There have been doubts about the collection and reporting of government and private statistics - a recent article in Bloomberg explored the issue while new measures by the National Bureau of Statistics (NBS), hailed by state press as aimed to improve accuracy were also characterised as being aimed at stopping explicit manipulation.

A good example of the role statistics can play in the analysis came this week with two analyses of the Chinese property market which looked at whether there will be a crash in the sector.  Note that Chinese property prices have been sliding for months.  Not a collapse, but a slowdown and consistent with other emerging markets says Kenneth Raposa on a Forbes blog.
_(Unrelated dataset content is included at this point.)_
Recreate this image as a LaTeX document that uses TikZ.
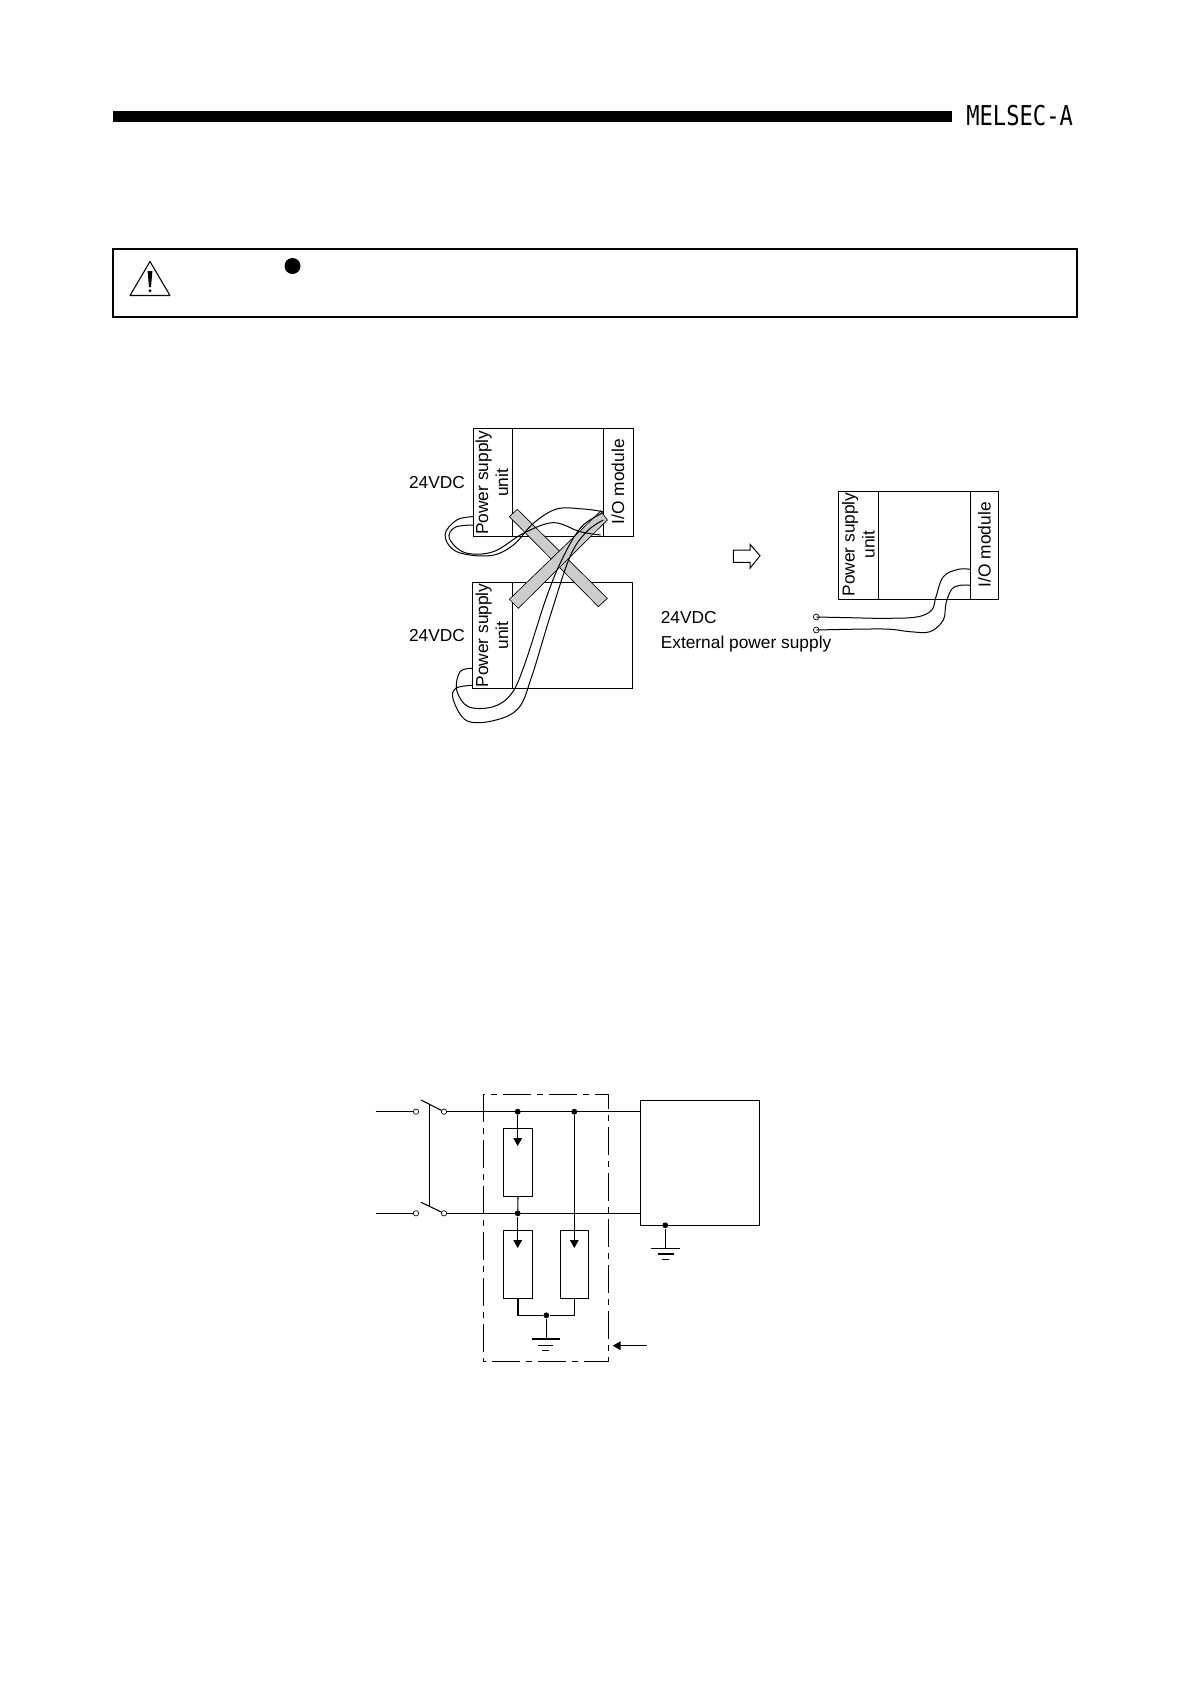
\documentclass[tikz,border=0pt]{standalone}
\usepackage{fontspec}
\setmainfont{Liberation Sans}
\newfontfamily\melsecfont[FakeStretch=.81]{DejaVu Sans Mono}
\usetikzlibrary{arrows.meta}
\tikzset{
  wire/.style={line width=.8pt},
  cable/.style={line width=.75pt,smooth,tension=.6},
  modbox/.style={line width=.75pt},
  lbl/.style={font=\fontsize{13}{15}\selectfont,inner sep=0pt,align=center},
  vlbl/.style={lbl,rotate=90},
  band/.style={draw,line width=.5pt,fill=gray!40},
  term/.style={draw,circle,fill=white,line width=.5pt,inner sep=0pt,minimum size=4.4pt},
  junction/.style={circle,fill,inner sep=0pt,minimum size=4.4pt},
  resbox/.style={draw,line width=.8pt,inner sep=0pt,minimum width=22pt,minimum height=51.3pt},
  sink/.style={-{Triangle[length=6pt,width=6.5pt]},line width=.8pt},
}
\begin{document}
\begin{tikzpicture}[x=.75pt,y=-.75pt]
\useasboundingbox (0,0) rectangle (1190,1684);
% Header
\fill (113,111) rectangle (952,122);
\node[inner sep=0pt,anchor=west,font=\fontsize{20.5}{24}\melsecfont] (melsec) at (966,115.5) {MELSEC-A};
% Caution frame
\draw[line width=1.5pt] (113,249) rectangle (1077,317);
\draw[line width=.8pt,line join=round] (150,261.5) -- (130,295.5) -- (170,295.5) -- cycle;
\fill (147.6,271) -- (152.4,271) -- (151,287) -- (149,287) -- cycle;
\fill (150,290.7) circle[radius=1.6];
\fill (292.5,266) circle[radius=8];
% Upper base units
\draw[modbox] (473.3,428.3) rectangle (633.3,536.7);
\draw[modbox] (512.7,428.3) -- (512.7,536.7);
\draw[modbox] (603.3,428.3) -- (603.3,536.7);
\node[vlbl] (psu1) at (492,482.7) {Power supply\\unit};
\node[vlbl] (io1) at (618,481.7) {I/O module};
\node[lbl] (v1) at (437,482.7) {24VDC};
% Lower base unit
\draw[modbox] (472,582.3) rectangle (632.3,688.7);
\draw[modbox] (512.7,582.3) -- (512.7,688.7);
\node[vlbl] (psu2) at (492,635.5) {Power supply\\unit};
\node[lbl] (v2) at (437,635.7) {24VDC};
% Cross, zoom coordinates
\begin{scope}[shift={(390,410)},x=.25pt,y=-.25pt]
\draw[band] (358,320) -- (382,298) -- (652,565) -- (625,590) -- cycle;
\draw[band] (358,568) -- (385,595) -- (652,330) -- (632,303) -- cycle;
% Wires of the upper unit
\draw[cable] plot coordinates {(250,320) (200,330) (165,375) (200,425) (300,437) (370,405) (430,340) (500,297) (580,297) (640,305)};
\draw[cable] plot coordinates {(250,345) (195,352) (178,385) (225,428) (310,425) (400,370) (490,338) (570,365) (632,375)};
% Wires of the lower unit
\draw[cable] plot coordinates {(246,775) (210,785) (200,840) (235,890) (310,890) (365,850) (405,760) (470,560) (520,440) (575,350) (640,308)};
\draw[cable] plot coordinates {(246,826) (197,835) (190,870) (230,932) (310,932) (385,895) (425,800) (480,620) (540,440) (590,365) (640,330)};
\end{scope}
% Right unit
\draw[modbox] (838.3,491) rectangle (998.3,599);
\draw[modbox] (878.3,491) -- (878.3,599);
\draw[modbox] (970,491) -- (970,599);
\node[vlbl] (psu3) at (858.5,544.5) {Power supply\\unit};
\node[vlbl] (io3) at (984.3,544.7) {I/O module};
\node[lbl,anchor=west] (v3) at (660.5,617.7) {24VDC};
\node[lbl,anchor=west] (ext) at (660.5,643.7) {External power supply};
\draw[line width=.75pt,fill=white] (733.3,550) -- (750,550) -- (750,544.3) -- (760,555.7) -- (750,568.3) -- (750,562.3) -- (733.3,562.3) -- cycle;
\node[term] (t1) at (816.3,617) {};
\node[term] (t2) at (816.3,630) {};
\coordinate (in1) at (970,569.3);
\coordinate (in2) at (970,585.3);
\draw[cable] plot coordinates {(t1) (850,617.7) (883.3,618.3) (916.7,617) (931.7,610) (936,596.7) (943.3,576.7) (958.3,569.3) (in1)};
\draw[cable] plot coordinates {(t2) (883.3,629) (910,631.7) (930,631.7) (943.3,620) (946,603.3) (951.7,589.3) (960,585.3) (in2)};
% Circuit
\coordinate (la) at (375.7,1111.7);
\coordinate (lb) at (375.7,1213.3);
\coordinate (ra) at (640,1111.7);
\coordinate (rb) at (640,1213.3);
\node[term,minimum size=4pt] (s1) at (416,1111.7) {};
\node[term,minimum size=4pt] (s2) at (444,1111.7) {};
\node[term,minimum size=4pt] (s3) at (416,1213.3) {};
\node[term,minimum size=4pt] (s4) at (444,1213.3) {};
\draw[wire] (la) -- (s1);
\draw[wire] (lb) -- (s3);
\draw[wire] (421,1100) -- (s2);
\draw[wire] (421,1202.3) -- (s4);
\draw[wire] (429.3,1104) -- (429.3,1206);
\draw[wire] (s2) -- (ra);
\draw[wire] (s4) -- (rb);
% Surge box
\draw[wire,dash pattern=on 21pt off 4.5pt on 4.5pt off 4.5pt] (483.3,1094.3) rectangle (608.3,1361.3);
\node[junction] (ja) at (517.7,1111.7) {};
\node[junction] (jb) at (574.3,1111.7) {};
\node[junction] (jc) at (517.7,1213.3) {};
\node[junction] (jd) at (546.3,1315.3) {};
\node[resbox] (r1) at (518,1162.5) {};
\node[resbox] (r2) at (518,1264.5) {};
\node[resbox,minimum width=21.3pt] (r3) at (574.5,1264.5) {};
\coordinate (tipa) at (517.7,1146);
\coordinate (tipb) at (517.7,1248);
\coordinate (tipc) at (574.3,1248);
\draw[sink] (ja) -- (tipa);
\draw[sink] (jc) -- (tipb);
\draw[sink] (jb) -- (tipc);
\draw[wire] (r1.south) -- (jc);
\draw[wire] (r2.south) |- (jd);
\draw[wire] (r3.south) |- (jd);
% Grounds
\coordinate (ga) at (546.3,1339);
\draw[wire] (jd) -- (ga);
\draw[wire] (532,1339) -- (560,1339);
\draw[wire] (538,1345.3) -- (553.3,1345.3);
\draw[wire] (542.3,1350.3) -- (549,1350.3);
% Load box
\node[draw,line width=.8pt,inner sep=0pt,minimum width=89.5pt,minimum height=93.75pt] (load) at (699.7,1162.8) {};
\node[junction] (je) at (665.3,1225.3) {};
\coordinate (gb) at (665.3,1248.3);
\draw[wire] (je) -- (gb);
\draw[wire] (651,1248.3) -- (680,1248.3);
\draw[wire] (657.7,1254) -- (674,1254);
\draw[wire] (662,1259.3) -- (668.7,1259.3);
% Pointer
\coordinate (pa) at (646.7,1345.7);
\coordinate (pb) at (612.7,1345.7);
\draw[sink] (pa) -- (pb);
\end{tikzpicture}
\end{document}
Kenneth had based his analysis in a large part on statistics from the NBS which suffer from the flaws mentioned above.  Not so say the team from Societe Generale.  While they may be using the same figures as Raposa (along with a PPI metric) they seem to draw their conclusion from a national aggregated basis (the brief note I saw on FT Alphaville did not explain their methodology) to conclude "Chinese property sales and prices have made for dour reading recently" and that taking into account different metrics "arguably the results are a lot worse".

As with any statistics there remain outliers and there were a couple of reminders of the need to be vigilant for unlikely though extreme risks which could affect China.  Analyst Nick Lardy gave some comments on risks of Chinese citizens pulling funds from the property sector to invest in equities precipating a sector slump, while Yu Bin of the Development Research Centre noted remaining risks from the global downturn.

Banks under attack
In addition to criticism over the credit controls which allow banks to fix high margins and take excess profits, there was also futher comment as to the extent which they had underestimated bad loans.  Regulators are starting to take note of the criticisms and the China Banking Regulatory Commission (CBRC) was noted to have had direct communications with some lenders, in what could be the first steps of action which could lead to banks reclassifying the loans and suffering big losses.  A suitably stern looking picture of the coat of arms of the CBRC was also published:

At least one proper use for all the copper stored in Chinese warehouses
But aside from intervention at the top, there is likely to be more news of banking stress at the business level. Caixin magazine had an excellent report of malpractice and rising defaults at loan guarantee company Zhongdan.  What is worrying is not only the apparent prevalence of loan malfeasance (which reminds of the recent US mortgage auto-form filling scandal) but that the company was intermixing risky private lending activities with its regular guarantee business.

And stress in the financing sector seems to be feeding into the general economy.  Not only did this week see an increase in petrol prices for chinese consumers (with the largest increase in three years), but inflation in basic commodities has reappeared with increases in the price of onions.  As this note from an FT blog explains the price increase had been in part due to the tight financing environment: 
But farmers, who have difficulty obtaining bank loans, rely on money lenders to cover a large portion of their cold storage costs. So when the lenders' interest rates shot up last year to as much as 60 per cent, farmers cut their losses and let their green onions rot. 
As the blog noted there had been previous commodity panics, such as with garlic and pork. One hopes the Chinese consumer won't have his or her dinner interrupted by too many other factors any time soon!